- **PROBLEM REQUIREMENTS**
The lines to be extracted run from the start of the listing through the line containing "fig = plt.figure(figsize=(9.47, 4.83), dpi=100)"; copy them exactly and nothing else.

- **COLLECTED DATA**

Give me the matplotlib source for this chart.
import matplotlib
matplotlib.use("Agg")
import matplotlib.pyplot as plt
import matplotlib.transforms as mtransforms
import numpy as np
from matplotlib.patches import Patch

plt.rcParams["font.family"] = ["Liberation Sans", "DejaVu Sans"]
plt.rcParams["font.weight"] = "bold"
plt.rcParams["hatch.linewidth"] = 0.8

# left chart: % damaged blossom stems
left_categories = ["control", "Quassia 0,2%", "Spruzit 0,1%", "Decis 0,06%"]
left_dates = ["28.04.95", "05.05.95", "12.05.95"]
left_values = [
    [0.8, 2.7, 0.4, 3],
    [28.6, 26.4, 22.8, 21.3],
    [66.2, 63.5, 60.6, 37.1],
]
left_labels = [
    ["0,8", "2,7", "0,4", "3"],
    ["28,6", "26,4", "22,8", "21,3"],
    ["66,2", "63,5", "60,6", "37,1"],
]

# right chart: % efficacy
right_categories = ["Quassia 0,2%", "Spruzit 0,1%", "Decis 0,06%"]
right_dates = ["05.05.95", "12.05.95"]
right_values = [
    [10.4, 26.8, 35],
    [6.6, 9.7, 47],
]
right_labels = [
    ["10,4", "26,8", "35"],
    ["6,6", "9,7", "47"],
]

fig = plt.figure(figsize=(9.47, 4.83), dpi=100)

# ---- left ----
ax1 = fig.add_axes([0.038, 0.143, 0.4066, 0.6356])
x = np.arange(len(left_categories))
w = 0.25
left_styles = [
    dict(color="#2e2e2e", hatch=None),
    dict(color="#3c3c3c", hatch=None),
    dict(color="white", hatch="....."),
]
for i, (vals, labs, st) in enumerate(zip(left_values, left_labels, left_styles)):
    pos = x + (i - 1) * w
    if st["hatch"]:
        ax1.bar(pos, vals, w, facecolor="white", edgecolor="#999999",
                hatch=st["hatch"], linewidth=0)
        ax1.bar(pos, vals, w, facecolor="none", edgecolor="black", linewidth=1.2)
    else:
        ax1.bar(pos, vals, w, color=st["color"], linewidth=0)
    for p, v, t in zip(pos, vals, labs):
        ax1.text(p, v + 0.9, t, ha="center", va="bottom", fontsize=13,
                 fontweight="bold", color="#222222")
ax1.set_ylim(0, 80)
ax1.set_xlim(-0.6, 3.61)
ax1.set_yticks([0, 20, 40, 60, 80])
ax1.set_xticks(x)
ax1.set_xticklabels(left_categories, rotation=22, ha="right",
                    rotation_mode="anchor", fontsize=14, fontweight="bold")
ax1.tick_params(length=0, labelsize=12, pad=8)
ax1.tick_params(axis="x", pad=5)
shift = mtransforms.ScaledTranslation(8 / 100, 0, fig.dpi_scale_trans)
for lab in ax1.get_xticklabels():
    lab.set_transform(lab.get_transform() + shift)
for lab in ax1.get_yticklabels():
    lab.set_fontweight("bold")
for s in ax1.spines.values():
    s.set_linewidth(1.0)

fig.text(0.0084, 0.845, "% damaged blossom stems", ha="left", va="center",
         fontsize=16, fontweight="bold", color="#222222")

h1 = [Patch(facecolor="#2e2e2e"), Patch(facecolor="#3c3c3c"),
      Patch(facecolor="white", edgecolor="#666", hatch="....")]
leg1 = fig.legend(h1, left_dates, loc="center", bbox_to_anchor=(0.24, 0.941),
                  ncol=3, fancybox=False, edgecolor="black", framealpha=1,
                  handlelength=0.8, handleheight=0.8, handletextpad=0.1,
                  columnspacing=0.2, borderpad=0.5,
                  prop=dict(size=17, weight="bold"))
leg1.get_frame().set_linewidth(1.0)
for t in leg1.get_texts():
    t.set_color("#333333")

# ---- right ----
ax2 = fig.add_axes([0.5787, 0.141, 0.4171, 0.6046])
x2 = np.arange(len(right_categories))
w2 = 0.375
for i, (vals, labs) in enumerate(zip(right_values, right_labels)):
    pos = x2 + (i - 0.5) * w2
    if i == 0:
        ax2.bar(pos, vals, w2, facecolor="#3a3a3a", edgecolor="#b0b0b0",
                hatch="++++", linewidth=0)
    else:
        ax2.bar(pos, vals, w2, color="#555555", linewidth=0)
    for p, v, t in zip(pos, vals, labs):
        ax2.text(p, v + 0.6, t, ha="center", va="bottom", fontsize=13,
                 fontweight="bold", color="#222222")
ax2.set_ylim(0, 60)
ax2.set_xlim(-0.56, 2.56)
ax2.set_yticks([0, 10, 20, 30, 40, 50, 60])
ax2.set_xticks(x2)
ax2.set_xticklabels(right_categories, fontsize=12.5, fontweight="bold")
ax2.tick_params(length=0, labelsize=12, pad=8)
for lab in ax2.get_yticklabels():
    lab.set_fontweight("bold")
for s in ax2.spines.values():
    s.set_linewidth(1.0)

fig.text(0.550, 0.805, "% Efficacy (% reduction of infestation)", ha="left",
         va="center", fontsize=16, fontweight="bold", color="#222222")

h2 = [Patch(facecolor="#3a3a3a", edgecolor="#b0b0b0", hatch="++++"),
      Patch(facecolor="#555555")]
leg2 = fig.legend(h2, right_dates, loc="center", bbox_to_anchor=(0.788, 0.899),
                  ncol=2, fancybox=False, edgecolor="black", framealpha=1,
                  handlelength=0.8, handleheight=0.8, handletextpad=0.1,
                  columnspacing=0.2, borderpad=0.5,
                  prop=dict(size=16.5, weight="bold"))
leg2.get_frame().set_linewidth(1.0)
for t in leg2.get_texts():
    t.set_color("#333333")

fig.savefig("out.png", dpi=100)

- **EXERCISE OUTPUT**
Give me the matplotlib source for this chart.
import matplotlib
matplotlib.use("Agg")
import matplotlib.pyplot as plt
import matplotlib.transforms as mtransforms
import numpy as np
from matplotlib.patches import Patch

plt.rcParams["font.family"] = ["Liberation Sans", "DejaVu Sans"]
plt.rcParams["font.weight"] = "bold"
plt.rcParams["hatch.linewidth"] = 0.8

# left chart: % damaged blossom stems
left_categories = ["control", "Quassia 0,2%", "Spruzit 0,1%", "Decis 0,06%"]
left_dates = ["28.04.95", "05.05.95", "12.05.95"]
left_values = [
    [0.8, 2.7, 0.4, 3],
    [28.6, 26.4, 22.8, 21.3],
    [66.2, 63.5, 60.6, 37.1],
]
left_labels = [
    ["0,8", "2,7", "0,4", "3"],
    ["28,6", "26,4", "22,8", "21,3"],
    ["66,2", "63,5", "60,6", "37,1"],
]

# right chart: % efficacy
right_categories = ["Quassia 0,2%", "Spruzit 0,1%", "Decis 0,06%"]
right_dates = ["05.05.95", "12.05.95"]
right_values = [
    [10.4, 26.8, 35],
    [6.6, 9.7, 47],
]
right_labels = [
    ["10,4", "26,8", "35"],
    ["6,6", "9,7", "47"],
]

fig = plt.figure(figsize=(9.47, 4.83), dpi=100)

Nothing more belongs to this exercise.